The Ministers of Finance and Central Bank Governors reaffirmed the commitments of developed countries to immediately mobilize joint climate finance of USD 100 billion per year by 2020 and annually until 2025 to meet the needs of developing countries, in the context of meaningful mitigation actions and transparency in the implementation.
Furthermore, to support macroeconomic and financial system stability, G20 is committed to implementing well-calibrated, well-planned, and well-communicated policies to normalize the pandemic-related policies and overcome the long-term impact of the pandemic (scarring effect), according to the conditions of each country. This needs to be done to anticipate the impact of propagation and long-term effects of the differences in the pace of economic recovery and the capacity to handle the pandemic, which varies in each country.
Amid current global uncertainty and the need to increase economic resilience, G20 reaffirms its commitment to strengthening long-term financial stability. By doing so, the G20 discussed efforts to increase sustainable foreign capital flows and encouraged a review of the International Monetary Fund's institutional views on liberalization, and the management of short-term capital flows to mitigate the risks. In line with this, the COVID-19 pandemic has also impacted the disruption of international trade and financing supply chains. To overcome this, the G20 Presidency of Indonesia will discuss the use of multi-currency in trade and balanced financing, while considering their benefits and costs. In addition, the G20 is also committed to strengthening the Global Financial Safety Net to assist countries in dealing with global economic turmoil.
Furthermore, the G20 discussed efforts to strengthen the global financial sector and overcome the impact of the pandemic on the financial sector. This is necessary so that financial institutions can carry out their intermediary function to support the economy. Another concern to G20 members is managing risks and optimizing benefits with the increasingly widespread use of technology and digitalization in the financial sector. Regarding technology risk management and digitalization, the G20 members agreed on the need for a regulatory framework and supervision of crypto assets. The rapid development of crypto-assets has to be monitored properly or it can cause instability to the economy.
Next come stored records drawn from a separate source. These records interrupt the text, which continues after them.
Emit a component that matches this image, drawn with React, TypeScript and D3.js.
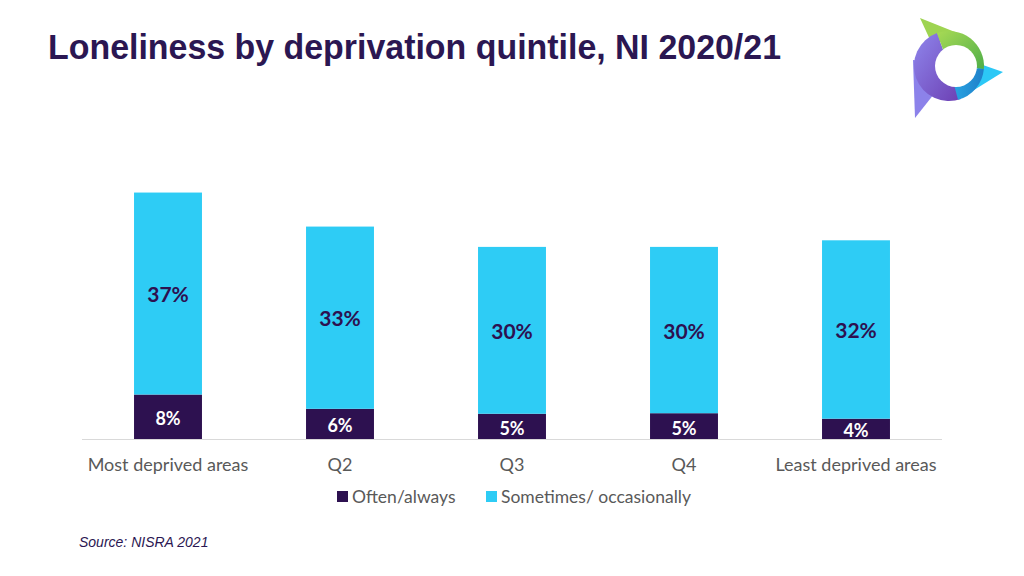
import React from "react";
import * as d3 from "d3";

const categories = ["Most deprived areas", "Q2", "Q3", "Q4", "Least deprived areas"];
const oftenAlways = [8.1, 5.5, 4.6, 4.7, 3.7];
const sometimes = [36.8, 33.2, 30.4, 30.3, 32.5];
const oftenLabels = ["8%", "6%", "5%", "5%", "4%"];
const sometimesLabels = ["37%", "33%", "30%", "30%", "32%"];
const seriesNames = ["Often/always", "Sometimes/ occasionally"];
const seriesColors = ["#2D1150", "#2ECCF5"];
const labelColors = ["#FFFFFF", "#2D1150"];

const W = 1024;
const H = 576;

export default function App() {
  const x = d3
    .scaleBand<string>()
    .domain(categories)
    .range([82, 942])
    .paddingInner(0.605)
    .paddingOuter(0.3025);
  const y = d3.scaleLinear().domain([0, 45]).range([439, 192]);

  const rows = categories.map((c, i) => ({ cat: c, often: oftenAlways[i], sometimes: sometimes[i] }));
  const stack = d3.stack<any>().keys(["often", "sometimes"]);
  const series = stack(rows);
  const labels = [oftenLabels, sometimesLabels];

  const font = "Lato, 'Open Sans', sans-serif";

  const cx = 949, cy = 66;
  const arc = d3.arc<any>().innerRadius(0).outerRadius(35);
  const deg = Math.PI / 180;

  return (
    <svg width={W} height={H} style={{ position: "absolute", left: 0, top: 0, background: "#fff" }}>
      <defs>
        <linearGradient id="gGreen" x1="0" y1="0" x2="1" y2="1">
          <stop offset="0" stopColor="#A8DA55" />
          <stop offset="1" stopColor="#4FAE48" />
        </linearGradient>
        <linearGradient id="gPurple" x1="0" y1="0" x2="1" y2="1">
          <stop offset="0" stopColor="#8F86EC" />
          <stop offset="1" stopColor="#6C3FB3" />
        </linearGradient>
        <linearGradient id="gBlue" x1="0" y1="0" x2="1" y2="0">
          <stop offset="0" stopColor="#2AA9E6" />
          <stop offset="1" stopColor="#1F7FC9" />
        </linearGradient>
      </defs>
      <text
        x={48}
        y={59}
        fontFamily="'Liberation Sans', Arial, sans-serif"
        fontWeight="bold"
        fontSize={35}
        fill="#2B1752"
        textLength={733}
        lengthAdjust="spacingAndGlyphs"
      >
        Loneliness by deprivation quintile, NI 2020/21
      </text>

      {/* logo */}
      <g>
        <polygon points="920,18 965,36 932,44" fill="#9ED451" />
        <polygon points="1003,72 980,64 966,95" fill="#2CC8F6" />
        <polygon points="913,60 915,118 934,94 936,62" fill="#8C82EA" />
        <path d={arc({ startAngle: 160 * deg, endAngle: 340 * deg }) || ""} transform={`translate(${cx},${cy})`} fill="url(#gPurple)" />
        <path d={arc({ startAngle: -20 * deg, endAngle: 95 * deg }) || ""} transform={`translate(${cx},${cy})`} fill="url(#gGreen)" />
        <path d={arc({ startAngle: 95 * deg, endAngle: 165 * deg }) || ""} transform={`translate(${cx},${cy})`} fill="url(#gBlue)" />
        <circle cx={956} cy={66} r={21} fill="#fff" />
      </g>

      {/* axis line */}
      <line x1={82} x2={942} y1={439.5} y2={439.5} stroke="#D9D9D9" strokeWidth={1} />

      {series.map((s, si) => (
        <g key={si}>
          {s.map((d, i) => {
            const x0 = x(categories[i]) as number;
            const bw = x.bandwidth();
            const top = y(d[1]);
            const bot = y(d[0]);
            return (
              <g key={i}>
                <rect x={x0} y={top} width={bw} height={bot - top} fill={seriesColors[si]} />
                <text
                  x={x0 + bw / 2}
                  y={(top + bot) / 2 + (si === 0 ? 2 : 1)}
                  dy="0.36em"
                  textAnchor="middle"
                  fontFamily={font}
                  fontWeight="bold"
                  fontSize={si === 0 ? 18 : 21}
                  fill={labelColors[si]}
                >
                  {labels[si][i]}
                </text>
              </g>
            );
          })}
        </g>
      ))}

      {categories.map((c) => (
        <text
          key={c}
          x={(x(c) as number) + x.bandwidth() / 2}
          y={471}
          textAnchor="middle"
          fontFamily={font}
          fontSize={18}
          fill="#595959"
        >
          {c}
        </text>
      ))}

      {/* legend */}
      {seriesNames.map((n, i) => {
        const lx = i === 0 ? 337 : 486;
        return (
          <g key={n}>
            <rect x={lx} y={491} width={11} height={11} fill={seriesColors[i]} />
            <text x={lx + 15} y={503} fontFamily={font} fontSize={17.5} fill="#595959">
              {n}
            </text>
          </g>
        );
      })}

      <text
        x={79}
        y={547}
        fontFamily="'Liberation Sans', Arial, sans-serif"
        fontStyle="italic"
        fontSize={14}
        fill="#2B1752"
      >
        Source: NISRA 2021
      </text>
    </svg>
  );
}
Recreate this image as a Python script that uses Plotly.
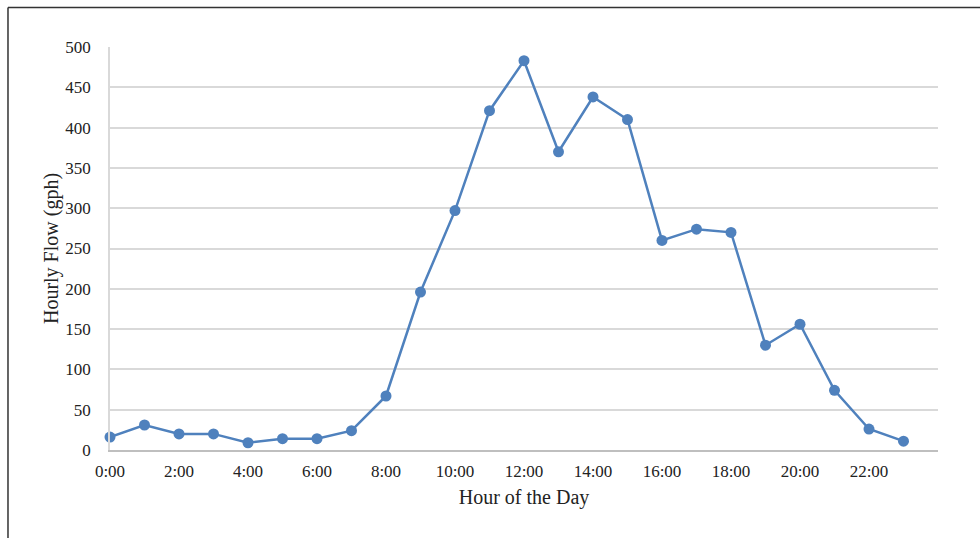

The G20 also emphasized the importance of assessing the implications of Central Bank Digital Currency (CBDC) on the international monetary and financial system. From technology and digitization optimization perceptive, the G20 will continue the implementation of the G20 Roadmap for Enhancing Cross-Border Payments to encourage fast, easy, economical, convenient, and reliable payment systems, as well as to discuss the use of digitalization to increase financial inclusion, especially for vulnerable groups such as women, youth and SMEs.